--- BEGIN Entries provided ---

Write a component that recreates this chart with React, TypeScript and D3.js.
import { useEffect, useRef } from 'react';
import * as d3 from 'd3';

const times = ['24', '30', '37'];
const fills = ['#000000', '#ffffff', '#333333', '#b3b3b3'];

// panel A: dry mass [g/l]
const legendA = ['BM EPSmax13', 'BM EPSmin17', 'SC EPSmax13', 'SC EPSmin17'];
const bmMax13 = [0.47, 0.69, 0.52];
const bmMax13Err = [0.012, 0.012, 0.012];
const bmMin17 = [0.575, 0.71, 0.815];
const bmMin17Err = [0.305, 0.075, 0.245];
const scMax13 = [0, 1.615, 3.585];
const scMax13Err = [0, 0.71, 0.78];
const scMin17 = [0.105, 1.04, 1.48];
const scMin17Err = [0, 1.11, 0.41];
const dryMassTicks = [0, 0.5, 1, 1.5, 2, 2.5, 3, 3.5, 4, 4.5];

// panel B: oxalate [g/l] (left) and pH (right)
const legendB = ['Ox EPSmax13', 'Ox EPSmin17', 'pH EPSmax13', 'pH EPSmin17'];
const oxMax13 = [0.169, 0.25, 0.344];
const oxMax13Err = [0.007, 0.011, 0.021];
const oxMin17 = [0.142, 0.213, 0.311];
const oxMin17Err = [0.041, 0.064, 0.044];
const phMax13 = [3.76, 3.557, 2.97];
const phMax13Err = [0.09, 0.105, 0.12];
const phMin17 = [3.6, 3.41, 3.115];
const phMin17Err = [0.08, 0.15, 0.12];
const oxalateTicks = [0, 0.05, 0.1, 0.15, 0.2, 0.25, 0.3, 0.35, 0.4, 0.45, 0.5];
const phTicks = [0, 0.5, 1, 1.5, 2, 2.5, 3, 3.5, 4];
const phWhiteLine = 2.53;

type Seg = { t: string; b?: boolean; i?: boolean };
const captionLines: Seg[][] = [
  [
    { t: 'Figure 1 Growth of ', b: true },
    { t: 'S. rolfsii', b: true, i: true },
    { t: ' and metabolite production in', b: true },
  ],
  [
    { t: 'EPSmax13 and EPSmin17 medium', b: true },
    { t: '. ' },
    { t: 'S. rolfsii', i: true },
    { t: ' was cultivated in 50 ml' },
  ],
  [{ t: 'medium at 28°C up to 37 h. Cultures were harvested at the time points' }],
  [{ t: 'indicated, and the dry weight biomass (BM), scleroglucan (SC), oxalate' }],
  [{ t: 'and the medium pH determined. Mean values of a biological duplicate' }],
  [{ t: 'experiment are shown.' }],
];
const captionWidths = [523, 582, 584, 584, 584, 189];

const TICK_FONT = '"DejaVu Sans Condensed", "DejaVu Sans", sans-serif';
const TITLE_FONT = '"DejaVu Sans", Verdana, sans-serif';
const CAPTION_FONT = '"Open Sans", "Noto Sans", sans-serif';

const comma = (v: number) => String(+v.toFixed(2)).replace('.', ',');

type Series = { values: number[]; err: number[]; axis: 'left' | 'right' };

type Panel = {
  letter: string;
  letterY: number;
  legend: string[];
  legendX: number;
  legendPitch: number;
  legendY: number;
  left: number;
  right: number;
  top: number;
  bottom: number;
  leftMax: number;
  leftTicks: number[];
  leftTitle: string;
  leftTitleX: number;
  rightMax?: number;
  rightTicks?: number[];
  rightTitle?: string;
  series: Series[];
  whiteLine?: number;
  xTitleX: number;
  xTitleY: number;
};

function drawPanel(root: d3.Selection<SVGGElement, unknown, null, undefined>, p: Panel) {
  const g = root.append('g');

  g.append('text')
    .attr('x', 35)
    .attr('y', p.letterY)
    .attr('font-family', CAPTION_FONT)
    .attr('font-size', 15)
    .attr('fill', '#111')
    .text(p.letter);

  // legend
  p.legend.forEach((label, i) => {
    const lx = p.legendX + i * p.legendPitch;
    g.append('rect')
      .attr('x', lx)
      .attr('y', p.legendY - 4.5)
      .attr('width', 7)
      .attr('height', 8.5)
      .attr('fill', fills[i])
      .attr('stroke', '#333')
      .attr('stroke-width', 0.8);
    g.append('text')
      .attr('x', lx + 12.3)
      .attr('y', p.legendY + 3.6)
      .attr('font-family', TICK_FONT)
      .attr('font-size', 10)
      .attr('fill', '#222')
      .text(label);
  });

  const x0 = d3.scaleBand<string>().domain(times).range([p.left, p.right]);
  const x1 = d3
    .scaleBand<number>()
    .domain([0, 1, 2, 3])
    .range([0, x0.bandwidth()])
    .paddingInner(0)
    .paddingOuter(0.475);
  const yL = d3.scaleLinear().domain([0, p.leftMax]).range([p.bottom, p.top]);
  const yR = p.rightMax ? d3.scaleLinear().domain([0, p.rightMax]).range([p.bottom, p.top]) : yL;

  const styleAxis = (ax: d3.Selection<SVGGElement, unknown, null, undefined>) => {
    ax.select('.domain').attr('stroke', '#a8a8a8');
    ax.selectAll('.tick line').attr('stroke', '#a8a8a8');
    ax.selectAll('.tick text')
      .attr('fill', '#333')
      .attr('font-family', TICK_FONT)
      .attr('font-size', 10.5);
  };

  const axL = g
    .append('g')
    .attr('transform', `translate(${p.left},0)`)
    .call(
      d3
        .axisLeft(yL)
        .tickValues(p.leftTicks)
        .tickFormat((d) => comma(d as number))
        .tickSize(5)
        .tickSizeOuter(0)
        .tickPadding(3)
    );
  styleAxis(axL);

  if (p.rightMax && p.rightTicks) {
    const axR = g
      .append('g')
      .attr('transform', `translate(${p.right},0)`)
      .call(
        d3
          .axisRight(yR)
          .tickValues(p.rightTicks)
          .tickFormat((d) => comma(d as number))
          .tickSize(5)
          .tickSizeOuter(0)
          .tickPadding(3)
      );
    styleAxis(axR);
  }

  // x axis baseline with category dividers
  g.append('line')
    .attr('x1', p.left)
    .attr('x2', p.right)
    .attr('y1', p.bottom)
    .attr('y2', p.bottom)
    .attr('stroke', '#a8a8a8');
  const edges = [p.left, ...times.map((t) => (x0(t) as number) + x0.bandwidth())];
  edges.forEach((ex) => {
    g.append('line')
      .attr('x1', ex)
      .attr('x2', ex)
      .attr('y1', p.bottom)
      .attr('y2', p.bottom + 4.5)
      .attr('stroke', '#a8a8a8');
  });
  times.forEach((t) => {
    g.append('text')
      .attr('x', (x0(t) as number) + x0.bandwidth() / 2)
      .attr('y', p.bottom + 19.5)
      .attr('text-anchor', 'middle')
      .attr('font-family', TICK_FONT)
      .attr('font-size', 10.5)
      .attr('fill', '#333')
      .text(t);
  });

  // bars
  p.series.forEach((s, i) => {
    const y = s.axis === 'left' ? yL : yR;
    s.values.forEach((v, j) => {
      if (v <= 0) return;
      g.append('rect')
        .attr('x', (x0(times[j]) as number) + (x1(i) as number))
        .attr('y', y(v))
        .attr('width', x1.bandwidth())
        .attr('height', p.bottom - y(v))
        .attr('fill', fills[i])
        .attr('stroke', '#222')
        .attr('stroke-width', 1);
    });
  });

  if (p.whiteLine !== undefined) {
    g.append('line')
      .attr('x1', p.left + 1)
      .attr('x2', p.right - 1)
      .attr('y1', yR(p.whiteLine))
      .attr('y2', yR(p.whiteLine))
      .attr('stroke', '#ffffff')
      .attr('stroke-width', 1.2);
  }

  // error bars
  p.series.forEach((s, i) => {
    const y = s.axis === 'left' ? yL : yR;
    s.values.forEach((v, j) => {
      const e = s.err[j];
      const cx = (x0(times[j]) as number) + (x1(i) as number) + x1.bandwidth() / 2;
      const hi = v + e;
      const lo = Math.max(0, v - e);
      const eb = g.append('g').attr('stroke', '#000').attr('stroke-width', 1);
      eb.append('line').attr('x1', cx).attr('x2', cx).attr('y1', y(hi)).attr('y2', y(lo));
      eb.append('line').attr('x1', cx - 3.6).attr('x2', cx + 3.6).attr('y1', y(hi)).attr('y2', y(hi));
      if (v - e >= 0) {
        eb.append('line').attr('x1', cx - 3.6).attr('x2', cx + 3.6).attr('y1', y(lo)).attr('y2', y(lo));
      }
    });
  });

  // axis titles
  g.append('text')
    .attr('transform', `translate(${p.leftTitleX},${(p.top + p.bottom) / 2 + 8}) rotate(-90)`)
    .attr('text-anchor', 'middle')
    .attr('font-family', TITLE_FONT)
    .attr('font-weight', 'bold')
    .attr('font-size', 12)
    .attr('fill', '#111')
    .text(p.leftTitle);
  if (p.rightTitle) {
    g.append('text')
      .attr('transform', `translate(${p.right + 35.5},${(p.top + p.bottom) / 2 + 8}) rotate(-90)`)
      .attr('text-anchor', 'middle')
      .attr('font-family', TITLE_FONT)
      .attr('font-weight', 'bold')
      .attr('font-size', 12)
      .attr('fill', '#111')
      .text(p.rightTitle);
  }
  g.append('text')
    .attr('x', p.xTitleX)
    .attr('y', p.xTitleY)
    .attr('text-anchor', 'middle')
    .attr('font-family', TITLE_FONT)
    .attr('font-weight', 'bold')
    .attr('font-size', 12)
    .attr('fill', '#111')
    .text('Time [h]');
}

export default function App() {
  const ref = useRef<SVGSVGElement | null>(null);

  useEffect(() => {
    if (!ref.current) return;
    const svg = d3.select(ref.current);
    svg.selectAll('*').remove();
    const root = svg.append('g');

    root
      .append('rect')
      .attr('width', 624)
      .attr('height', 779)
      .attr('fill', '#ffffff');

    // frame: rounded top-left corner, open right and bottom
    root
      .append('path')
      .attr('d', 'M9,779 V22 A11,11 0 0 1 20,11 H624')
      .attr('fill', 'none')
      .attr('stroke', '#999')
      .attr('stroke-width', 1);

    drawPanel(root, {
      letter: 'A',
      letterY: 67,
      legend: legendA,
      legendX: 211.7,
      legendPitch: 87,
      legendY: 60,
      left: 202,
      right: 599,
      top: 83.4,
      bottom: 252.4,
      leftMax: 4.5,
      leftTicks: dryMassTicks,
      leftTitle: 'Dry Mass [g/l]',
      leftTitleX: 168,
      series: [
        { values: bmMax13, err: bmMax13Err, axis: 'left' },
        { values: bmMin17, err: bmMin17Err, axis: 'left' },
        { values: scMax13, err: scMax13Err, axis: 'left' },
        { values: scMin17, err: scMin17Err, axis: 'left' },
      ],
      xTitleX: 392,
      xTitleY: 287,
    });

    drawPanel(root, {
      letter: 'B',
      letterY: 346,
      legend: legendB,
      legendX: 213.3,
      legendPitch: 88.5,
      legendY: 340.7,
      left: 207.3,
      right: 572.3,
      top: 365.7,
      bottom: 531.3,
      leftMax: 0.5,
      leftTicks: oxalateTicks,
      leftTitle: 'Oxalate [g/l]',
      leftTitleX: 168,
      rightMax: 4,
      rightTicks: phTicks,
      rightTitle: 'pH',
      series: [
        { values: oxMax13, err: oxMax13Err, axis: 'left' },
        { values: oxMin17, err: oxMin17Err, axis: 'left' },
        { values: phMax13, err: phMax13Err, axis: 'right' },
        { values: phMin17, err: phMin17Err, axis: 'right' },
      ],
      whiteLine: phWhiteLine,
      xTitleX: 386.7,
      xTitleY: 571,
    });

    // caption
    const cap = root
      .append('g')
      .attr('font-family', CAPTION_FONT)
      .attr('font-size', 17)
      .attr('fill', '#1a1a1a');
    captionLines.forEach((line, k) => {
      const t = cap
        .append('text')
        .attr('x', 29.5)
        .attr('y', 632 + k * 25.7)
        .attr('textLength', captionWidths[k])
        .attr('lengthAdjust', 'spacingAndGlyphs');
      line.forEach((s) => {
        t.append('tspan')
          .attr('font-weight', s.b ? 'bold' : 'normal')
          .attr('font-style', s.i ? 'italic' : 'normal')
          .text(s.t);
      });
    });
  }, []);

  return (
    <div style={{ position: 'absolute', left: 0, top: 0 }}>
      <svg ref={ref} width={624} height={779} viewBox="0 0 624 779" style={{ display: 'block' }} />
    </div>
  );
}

--- END Entries provided ---
--- BEGIN Entries provided ---

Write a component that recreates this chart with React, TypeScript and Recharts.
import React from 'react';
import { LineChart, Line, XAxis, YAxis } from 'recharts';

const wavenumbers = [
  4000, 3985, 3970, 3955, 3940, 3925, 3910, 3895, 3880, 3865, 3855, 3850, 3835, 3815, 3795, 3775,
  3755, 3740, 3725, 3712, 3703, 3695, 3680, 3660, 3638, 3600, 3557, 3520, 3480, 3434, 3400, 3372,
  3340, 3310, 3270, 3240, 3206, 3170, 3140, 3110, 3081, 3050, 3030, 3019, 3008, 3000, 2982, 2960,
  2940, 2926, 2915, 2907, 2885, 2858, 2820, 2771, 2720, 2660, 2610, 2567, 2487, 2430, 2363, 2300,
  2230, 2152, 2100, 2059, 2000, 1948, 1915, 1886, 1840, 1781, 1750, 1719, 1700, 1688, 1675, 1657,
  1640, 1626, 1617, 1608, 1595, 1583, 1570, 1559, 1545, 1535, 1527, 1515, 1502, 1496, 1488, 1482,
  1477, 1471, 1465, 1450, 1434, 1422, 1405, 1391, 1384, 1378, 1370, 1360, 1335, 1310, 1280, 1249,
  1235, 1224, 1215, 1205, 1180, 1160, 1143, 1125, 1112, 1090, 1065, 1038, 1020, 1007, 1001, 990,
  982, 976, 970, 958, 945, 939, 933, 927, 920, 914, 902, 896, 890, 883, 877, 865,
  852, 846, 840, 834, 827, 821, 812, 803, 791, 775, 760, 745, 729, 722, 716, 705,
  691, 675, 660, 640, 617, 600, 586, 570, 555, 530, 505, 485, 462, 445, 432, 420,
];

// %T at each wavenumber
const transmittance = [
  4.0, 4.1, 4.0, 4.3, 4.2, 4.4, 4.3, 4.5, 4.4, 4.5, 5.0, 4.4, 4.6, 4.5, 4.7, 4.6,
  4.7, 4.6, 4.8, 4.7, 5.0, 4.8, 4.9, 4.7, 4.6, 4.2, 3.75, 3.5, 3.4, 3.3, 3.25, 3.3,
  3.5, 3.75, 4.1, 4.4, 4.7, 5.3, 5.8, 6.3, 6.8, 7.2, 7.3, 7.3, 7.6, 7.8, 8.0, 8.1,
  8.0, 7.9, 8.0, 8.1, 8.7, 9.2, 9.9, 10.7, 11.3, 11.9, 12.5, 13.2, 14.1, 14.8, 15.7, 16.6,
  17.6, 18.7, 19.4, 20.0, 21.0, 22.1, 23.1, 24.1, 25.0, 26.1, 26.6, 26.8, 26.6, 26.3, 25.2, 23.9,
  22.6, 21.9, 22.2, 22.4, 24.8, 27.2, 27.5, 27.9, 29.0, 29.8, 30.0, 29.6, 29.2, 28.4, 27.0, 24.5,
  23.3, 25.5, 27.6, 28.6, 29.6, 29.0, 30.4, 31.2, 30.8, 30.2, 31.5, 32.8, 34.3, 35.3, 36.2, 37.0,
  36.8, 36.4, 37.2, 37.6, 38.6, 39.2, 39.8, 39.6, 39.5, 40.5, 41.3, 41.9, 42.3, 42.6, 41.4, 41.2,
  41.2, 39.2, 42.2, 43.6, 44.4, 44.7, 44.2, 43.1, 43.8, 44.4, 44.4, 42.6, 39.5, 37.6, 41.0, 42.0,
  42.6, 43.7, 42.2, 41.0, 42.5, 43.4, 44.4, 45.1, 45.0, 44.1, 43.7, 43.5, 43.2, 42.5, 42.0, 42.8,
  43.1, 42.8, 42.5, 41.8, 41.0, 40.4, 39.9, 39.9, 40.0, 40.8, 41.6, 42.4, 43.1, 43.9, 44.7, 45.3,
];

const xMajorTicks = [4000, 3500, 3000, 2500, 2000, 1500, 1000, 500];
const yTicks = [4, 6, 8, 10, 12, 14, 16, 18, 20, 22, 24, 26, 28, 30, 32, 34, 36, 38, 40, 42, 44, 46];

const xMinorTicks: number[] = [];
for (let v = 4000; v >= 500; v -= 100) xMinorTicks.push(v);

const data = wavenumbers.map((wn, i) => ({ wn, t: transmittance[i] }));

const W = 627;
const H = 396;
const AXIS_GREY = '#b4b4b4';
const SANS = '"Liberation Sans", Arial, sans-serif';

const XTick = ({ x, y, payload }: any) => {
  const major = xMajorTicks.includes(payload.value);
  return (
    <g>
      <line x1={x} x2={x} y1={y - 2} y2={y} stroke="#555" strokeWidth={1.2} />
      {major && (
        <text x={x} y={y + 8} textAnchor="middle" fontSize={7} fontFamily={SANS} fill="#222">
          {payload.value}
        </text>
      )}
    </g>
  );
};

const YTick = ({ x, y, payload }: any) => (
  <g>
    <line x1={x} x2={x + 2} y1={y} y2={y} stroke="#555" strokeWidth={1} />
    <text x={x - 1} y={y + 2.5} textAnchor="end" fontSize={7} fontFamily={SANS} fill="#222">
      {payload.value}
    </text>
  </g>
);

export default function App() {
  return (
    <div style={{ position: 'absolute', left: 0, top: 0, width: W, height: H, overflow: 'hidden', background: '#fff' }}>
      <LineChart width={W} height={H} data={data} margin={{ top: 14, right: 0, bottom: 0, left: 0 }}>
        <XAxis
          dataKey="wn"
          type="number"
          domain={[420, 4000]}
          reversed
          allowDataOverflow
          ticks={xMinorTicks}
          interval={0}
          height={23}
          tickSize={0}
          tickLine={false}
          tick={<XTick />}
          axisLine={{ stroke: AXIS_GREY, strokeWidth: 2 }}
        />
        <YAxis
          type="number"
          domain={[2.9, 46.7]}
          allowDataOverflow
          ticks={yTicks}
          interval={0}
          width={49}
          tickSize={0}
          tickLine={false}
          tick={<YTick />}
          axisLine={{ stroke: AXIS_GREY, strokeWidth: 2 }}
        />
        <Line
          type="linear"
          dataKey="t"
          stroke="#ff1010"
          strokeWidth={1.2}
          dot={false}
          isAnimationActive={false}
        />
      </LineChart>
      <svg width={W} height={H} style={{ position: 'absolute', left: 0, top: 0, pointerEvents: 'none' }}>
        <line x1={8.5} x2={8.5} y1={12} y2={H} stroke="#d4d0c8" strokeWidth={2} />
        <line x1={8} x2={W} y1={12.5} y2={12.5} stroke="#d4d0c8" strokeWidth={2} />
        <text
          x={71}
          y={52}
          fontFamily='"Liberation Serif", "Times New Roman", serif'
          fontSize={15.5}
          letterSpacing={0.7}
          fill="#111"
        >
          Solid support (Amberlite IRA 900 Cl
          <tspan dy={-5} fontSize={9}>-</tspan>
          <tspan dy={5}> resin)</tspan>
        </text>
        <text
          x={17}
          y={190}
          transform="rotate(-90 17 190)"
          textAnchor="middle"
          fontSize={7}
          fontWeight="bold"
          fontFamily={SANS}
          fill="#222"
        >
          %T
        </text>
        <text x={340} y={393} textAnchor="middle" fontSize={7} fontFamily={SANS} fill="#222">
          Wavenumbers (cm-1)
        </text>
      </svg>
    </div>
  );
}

--- END Entries provided ---
--- BEGIN Entries provided ---

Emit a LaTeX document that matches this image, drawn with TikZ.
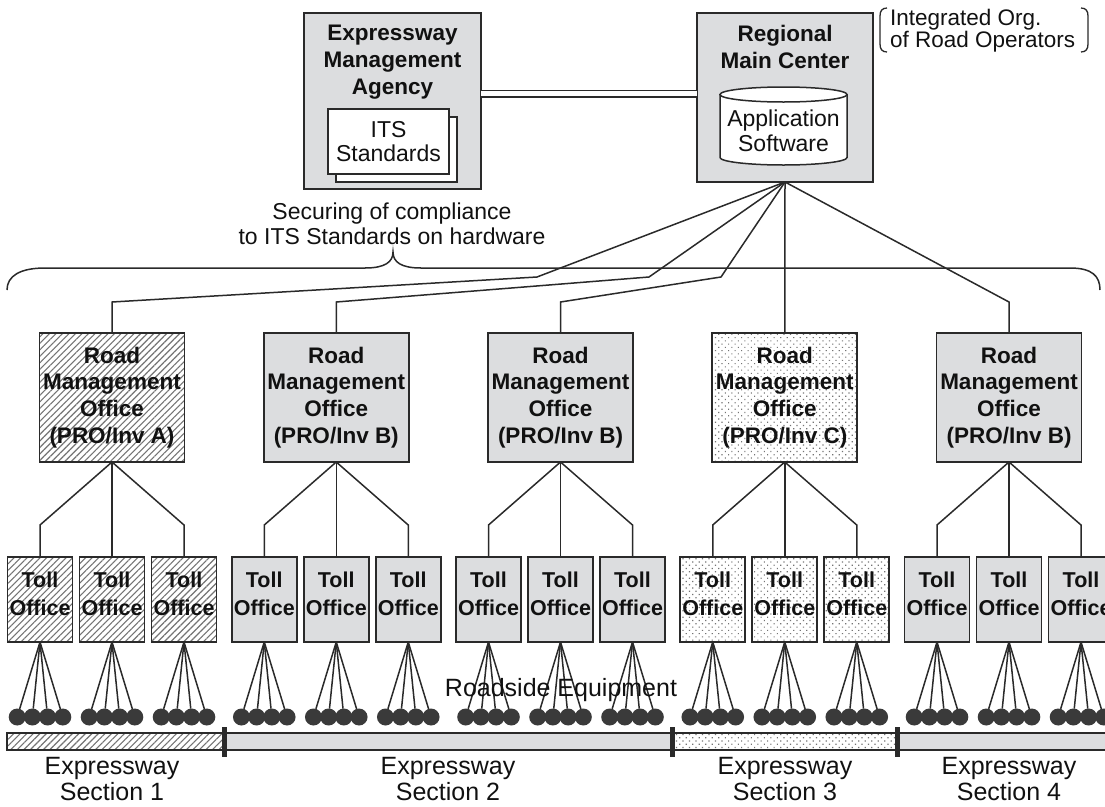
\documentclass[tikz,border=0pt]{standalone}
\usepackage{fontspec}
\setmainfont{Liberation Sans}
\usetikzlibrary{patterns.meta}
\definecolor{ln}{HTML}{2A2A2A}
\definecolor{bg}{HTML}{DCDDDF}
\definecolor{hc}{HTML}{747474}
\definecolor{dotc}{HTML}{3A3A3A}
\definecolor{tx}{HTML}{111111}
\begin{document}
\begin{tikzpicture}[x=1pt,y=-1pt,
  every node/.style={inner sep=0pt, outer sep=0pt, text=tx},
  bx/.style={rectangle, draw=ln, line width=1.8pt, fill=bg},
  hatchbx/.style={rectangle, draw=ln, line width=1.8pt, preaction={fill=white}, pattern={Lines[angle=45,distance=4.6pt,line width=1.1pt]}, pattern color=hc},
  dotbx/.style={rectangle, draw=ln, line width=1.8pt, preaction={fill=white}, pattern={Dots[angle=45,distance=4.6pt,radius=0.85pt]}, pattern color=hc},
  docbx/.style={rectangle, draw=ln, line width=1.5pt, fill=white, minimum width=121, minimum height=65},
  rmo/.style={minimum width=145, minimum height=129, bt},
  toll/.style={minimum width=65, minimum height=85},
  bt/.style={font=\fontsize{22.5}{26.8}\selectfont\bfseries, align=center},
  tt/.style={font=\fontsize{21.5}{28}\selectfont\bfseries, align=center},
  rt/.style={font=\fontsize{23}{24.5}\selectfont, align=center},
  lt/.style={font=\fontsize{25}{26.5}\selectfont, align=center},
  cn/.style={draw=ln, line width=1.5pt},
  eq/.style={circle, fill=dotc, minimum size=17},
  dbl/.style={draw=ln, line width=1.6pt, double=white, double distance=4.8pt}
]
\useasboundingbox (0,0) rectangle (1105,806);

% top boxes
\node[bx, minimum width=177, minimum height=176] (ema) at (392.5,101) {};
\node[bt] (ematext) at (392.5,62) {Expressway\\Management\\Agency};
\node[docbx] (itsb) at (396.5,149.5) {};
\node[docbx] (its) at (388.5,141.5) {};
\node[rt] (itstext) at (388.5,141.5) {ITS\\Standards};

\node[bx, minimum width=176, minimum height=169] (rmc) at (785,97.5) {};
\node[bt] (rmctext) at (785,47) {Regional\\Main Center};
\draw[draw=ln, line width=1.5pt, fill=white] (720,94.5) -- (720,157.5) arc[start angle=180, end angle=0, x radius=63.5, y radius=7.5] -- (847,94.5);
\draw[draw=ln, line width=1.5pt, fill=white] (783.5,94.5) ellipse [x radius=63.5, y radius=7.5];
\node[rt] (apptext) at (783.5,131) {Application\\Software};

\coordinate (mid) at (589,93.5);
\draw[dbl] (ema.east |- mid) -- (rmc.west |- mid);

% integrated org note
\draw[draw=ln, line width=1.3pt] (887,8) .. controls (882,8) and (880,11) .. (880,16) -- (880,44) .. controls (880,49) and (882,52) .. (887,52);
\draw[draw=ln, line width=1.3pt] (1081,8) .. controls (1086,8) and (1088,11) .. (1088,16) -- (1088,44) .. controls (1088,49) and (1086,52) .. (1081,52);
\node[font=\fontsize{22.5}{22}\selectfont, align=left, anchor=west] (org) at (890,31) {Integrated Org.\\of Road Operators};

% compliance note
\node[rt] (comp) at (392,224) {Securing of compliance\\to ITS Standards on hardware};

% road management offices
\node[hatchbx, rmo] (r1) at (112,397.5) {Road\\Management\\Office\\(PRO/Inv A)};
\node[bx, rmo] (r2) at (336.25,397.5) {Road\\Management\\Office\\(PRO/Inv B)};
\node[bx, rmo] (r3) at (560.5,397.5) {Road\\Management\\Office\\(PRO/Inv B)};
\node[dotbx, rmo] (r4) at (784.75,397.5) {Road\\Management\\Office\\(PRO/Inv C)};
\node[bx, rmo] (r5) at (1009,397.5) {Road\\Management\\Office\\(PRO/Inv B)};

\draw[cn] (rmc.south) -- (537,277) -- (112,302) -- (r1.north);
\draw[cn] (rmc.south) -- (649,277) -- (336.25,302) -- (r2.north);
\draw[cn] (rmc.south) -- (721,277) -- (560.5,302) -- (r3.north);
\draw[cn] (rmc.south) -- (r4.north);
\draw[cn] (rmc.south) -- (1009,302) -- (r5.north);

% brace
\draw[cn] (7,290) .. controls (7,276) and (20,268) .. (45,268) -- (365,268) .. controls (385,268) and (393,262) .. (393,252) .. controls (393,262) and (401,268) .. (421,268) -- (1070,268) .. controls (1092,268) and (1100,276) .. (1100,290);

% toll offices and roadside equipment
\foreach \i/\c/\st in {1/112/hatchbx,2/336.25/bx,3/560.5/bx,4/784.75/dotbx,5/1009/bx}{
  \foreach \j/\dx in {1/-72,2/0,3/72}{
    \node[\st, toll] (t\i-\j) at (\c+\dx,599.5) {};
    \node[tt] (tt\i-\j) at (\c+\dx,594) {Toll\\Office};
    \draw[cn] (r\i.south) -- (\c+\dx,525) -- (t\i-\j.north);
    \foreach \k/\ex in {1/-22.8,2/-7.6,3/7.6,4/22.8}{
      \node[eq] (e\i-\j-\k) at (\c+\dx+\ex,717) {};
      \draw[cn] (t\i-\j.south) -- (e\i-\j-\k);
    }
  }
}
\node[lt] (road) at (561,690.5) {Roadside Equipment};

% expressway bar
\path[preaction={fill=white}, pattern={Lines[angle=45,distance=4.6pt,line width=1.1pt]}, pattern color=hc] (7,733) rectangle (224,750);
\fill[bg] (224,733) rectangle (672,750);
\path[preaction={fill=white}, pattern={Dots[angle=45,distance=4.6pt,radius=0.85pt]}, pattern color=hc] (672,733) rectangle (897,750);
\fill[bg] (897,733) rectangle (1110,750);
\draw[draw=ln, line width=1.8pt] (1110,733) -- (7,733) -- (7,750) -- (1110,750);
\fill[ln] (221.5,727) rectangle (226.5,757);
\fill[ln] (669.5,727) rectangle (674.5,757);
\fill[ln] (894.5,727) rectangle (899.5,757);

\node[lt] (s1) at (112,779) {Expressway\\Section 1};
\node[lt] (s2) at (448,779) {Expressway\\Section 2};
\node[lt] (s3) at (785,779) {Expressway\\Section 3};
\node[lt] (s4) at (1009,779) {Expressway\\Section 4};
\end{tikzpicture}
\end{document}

--- END Entries provided ---

> [Work to complete]
Transcribe word for word the lines from the one holding "TypeScript and Recharts." through the one holding "Line, XAxis, YAxis". Include both, and add nothing.

> [Written solution]
Write a component that recreates this chart with React, TypeScript and Recharts.
import React from 'react';
import { LineChart, Line, XAxis, YAxis } from 'recharts';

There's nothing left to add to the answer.